BY MUHAMMADU BUHARI, Published by Newsweek on 5/29/20
Across the world, as countries and economies slowly reopen, Africa lags behind. We were last to experience the coronavirus—and we expect to be the final continent to flatten the curve.
Some may say it is too early, that the crisis still too deep and the recovery too distant to dwell upon the future. But that is wrong. In times of global crisis it is critical to think of the life after, and how—through adversity—we can refashion the world around us.
In this new, post-coronavirus age, Nigeria—and Africa, more broadly—wish to benefit the world, not be a drag on its resources or seemingly forever in need of aid. At last, after years of poor governance, we have the people, the purpose and the political will for this to change.
What we need now is for the vision of others to match our own. And Africa is positioned to play a critical role in the remoulding of a post-coronavirus world that centres around manufacturing.
Of course, for many lost decades, Africa’s manufacturing moment has been on the launch pad, but never leaving it. But this time, I am convinced, it can be different.
In our lifetime, we have seen the West transform to a service-based economy, with much of its factory production relocated primarily to Asia. This has led to the creation of home-grown consumer goods from countries such as South Korea and China that are enjoyed around the globe as widely as are their Western equivalents.
It is simply untrue that jobs that build the goods of today, once departed from the West to Asia, can never return. Indeed, we see already from “onshoring” trends that this is not the case. Factors of labor cost, transportation, location and availability of natural and energy resources will always come into play.

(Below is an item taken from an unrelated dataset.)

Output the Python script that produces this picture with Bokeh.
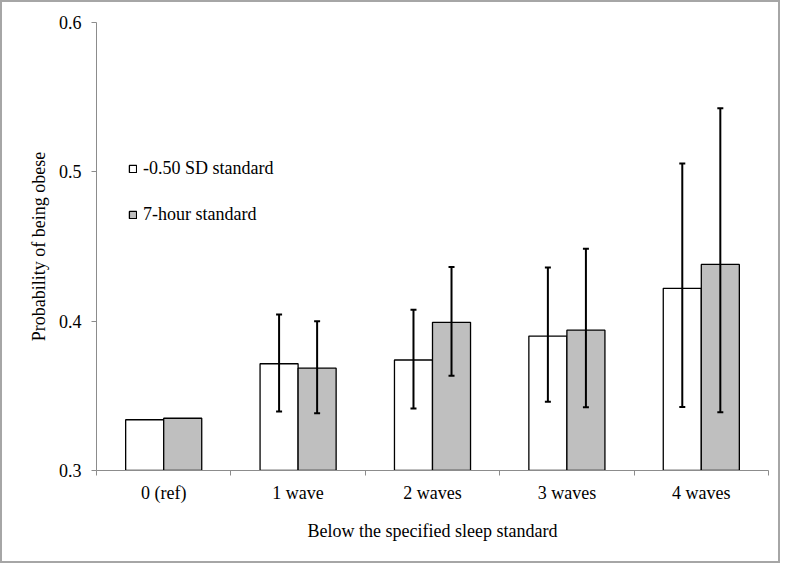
import numpy as np
from bokeh.plotting import figure
from bokeh.models import (ColumnDataSource, Range1d, FixedTicker, Whisker, TeeHead,
                          Legend, LegendItem)
from bokeh.transform import dodge
from bokeh.embed import file_html
from bokeh.resources import INLINE

categories = ["0 (ref)", "1 wave", "2 waves", "3 waves", "4 waves"]
series_names = ["-0.50 SD standard", "7-hour standard"]

sd_mean = [0.334, 0.3715, 0.374, 0.390, 0.422]
sd_lower = [np.nan, 0.3395, 0.3415, 0.346, 0.3426]
sd_upper = [np.nan, 0.4045, 0.4076, 0.436, 0.5056]

hr_mean = [0.335, 0.3685, 0.3992, 0.394, 0.438]
hr_lower = [np.nan, 0.3384, 0.3634, 0.3424, 0.339]
hr_upper = [np.nan, 0.400, 0.4362, 0.4485, 0.5425]

y_ticks = [0.3, 0.4, 0.5, 0.6]

FONT = "Liberation Serif"
BAR_W = 0.283
OFF = BAR_W / 2

pos = np.arange(len(categories)) + 0.5

src_sd = ColumnDataSource(dict(pos=pos, mean=sd_mean))
src_hr = ColumnDataSource(dict(pos=pos, mean=hr_mean))

mask_sd = ~np.isnan(np.array(sd_lower))
mask_hr = ~np.isnan(np.array(hr_lower))
err_sd = ColumnDataSource(dict(pos=pos[mask_sd], lower=np.array(sd_lower)[mask_sd],
                               upper=np.array(sd_upper)[mask_sd]))
err_hr = ColumnDataSource(dict(pos=pos[mask_hr], lower=np.array(hr_lower)[mask_hr],
                               upper=np.array(hr_upper)[mask_hr]))

p = figure(width=780, height=563, x_range=Range1d(0, len(categories)),
           y_range=Range1d(y_ticks[0], y_ticks[-1]),
           output_backend="svg", toolbar_location=None,
           min_border_left=94, min_border_right=14, min_border_top=20,
           min_border_bottom=95)
p.styles = {"border": "2px solid #a6a6a6"}
p.outline_line_color = None
p.xgrid.visible = False
p.ygrid.visible = False

r_sd = p.vbar(x=dodge("pos", -OFF), top="mean", bottom=y_ticks[0], width=BAR_W,
              source=src_sd, fill_color="white", line_color="black", line_width=1.3)
r_hr = p.vbar(x=dodge("pos", OFF), top="mean", bottom=y_ticks[0], width=BAR_W,
              source=src_hr, fill_color="#bfbfbf", line_color="black", line_width=1.3)

for src, off in ((err_sd, -OFF), (err_hr, OFF)):
    w = Whisker(base=dodge("pos", off), lower="lower", upper="upper", source=src,
                line_color="black", line_width=2, level="overlay",
                upper_head=TeeHead(size=6, line_color="black", line_width=2),
                lower_head=TeeHead(size=6, line_color="black", line_width=2))
    p.add_layout(w)

# axes
ax = p.xaxis[0]
ax.ticker = FixedTicker(ticks=list(pos), minor_ticks=list(range(len(categories) + 1)))
ax.major_label_overrides = {float(x): c for x, c in zip(pos, categories)}
ax.major_tick_line_color = None
ax.minor_tick_line_color = "#8c8c8c"
ax.minor_tick_in = 0
ax.minor_tick_out = 5
ax.axis_line_color = "#8c8c8c"
ax.major_label_standoff = 6
ax.axis_label = "Below the specified sleep standard"
ax.axis_label_standoff = 15

ay = p.yaxis[0]
ay.ticker = FixedTicker(ticks=y_ticks)
ay.major_tick_in = 0
ay.major_tick_out = 5
ay.major_tick_line_color = "#8c8c8c"
ay.minor_tick_line_color = None
ay.axis_line_color = "#8c8c8c"
ay.major_label_standoff = 10
ay.axis_label = "Probability of being obese"
ay.axis_label_standoff = 7

for a in (ax, ay):
    a.major_label_text_font = FONT
    a.major_label_text_font_size = "18px"
    a.major_label_text_color = "black"
    a.axis_label_text_font = FONT
    a.axis_label_text_font_size = "18px"
    a.axis_label_text_font_style = "normal"
    a.axis_label_text_color = "black"

legend = Legend(items=[LegendItem(label=series_names[0], renderers=[r_sd]),
                       LegendItem(label=series_names[1], renderers=[r_hr])],
                location=(32, 245), orientation="vertical",
                glyph_width=9, glyph_height=9, label_height=20, spacing=25,
                label_standoff=6, padding=0, margin=0,
                border_line_color=None, background_fill_alpha=0,
                label_text_font=FONT, label_text_font_size="18px",
                label_text_color="black")
p.add_layout(legend)

open("out.html", "w").write(file_html(p, INLINE))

What is true is that no country or continent has a permanent monopoly on manufacturing jobs. Indeed, we see how Asian nations are themselves now offshoring manufacturing to their neighbors and, increasingly, to Africa.
My continent is positioned to seize the opportunity from these trends and, in turn, benefit the world. Our young population is increasingly well educated; governance reform, while not universal, is growing in strength in most African countries such as my own, where our sustained actions against the seemingly perennial scourge of corruption and malfeasance are well-recognized; and the energy, infrastructure and key natural resources needed to power and supply large-scale manufacturing facilities are in place.
In Nigeria, a major global oil producer, we have finally established our first private oil refinery—which is also one of the largest in the world. The Mambilla power plant, finally unlocked for completion after a successful decision by the International Court of Arbitration in Paris earlier this year removed impediments, will electrify the homes of some 10 million of our people.
And we can now move forward with road, rail and power station construction—in part, under own resources—thanks to close to a billion dollars of funds stolen from the people of Nigeria under a previous, undemocratic junta in the 1990s that have now been returned to our country from the U.S., U.K. and Switzerland.
That these friendly nations agreed to return these funds after so long is testament to the fact that, thanks to our governance reforms, Nigeria is rightly seen as an increasingly stable and beneficial place to transact and invest. It is much the same across the continent, with sub-saharan Africa now outpacing Asia, Europe and North America by some measures in terms of foreign direct investment inflows-to-GDP, perhaps for the very first time.
While that is good news for over one billion Africans, the greatest benefit to those who look to our continent as the brightest global manufacturing location is that we are not, and do not seek, to engage in geopolitical competition.
That is not to say that African countries do not have interests or preferences. Nigeria already has, and seeks to deepen further, our relations with other Commonwealth countries—particularly in the interests of trade. And the African Continental Free Trade Area Agreement, which I signed for Nigeria last year, seeks to bind our continent in mutual growth together for the first time.
We hold shared values in democracy, freedoms of speech and religion with the Western world—and admiration and determination to learn and follow the rapid economic growth and poverty reduction that has occurred across Asia.
But ultimately, Africa is an opportunity for all and a threat to no one. There will be no African armies or aircraft carriers in the future, roaming the sands of faraway lands or the straits of foreign seas. We do not seek to grow our manufacturing capabilities in order to grant ourselves a seat at the table of some new great geopolitical game—but merely to play our part as partners in development.
Muhammadu Buhari is president of the Federal Republic of Nigeria.
The views expressed in this article are the writer’s own.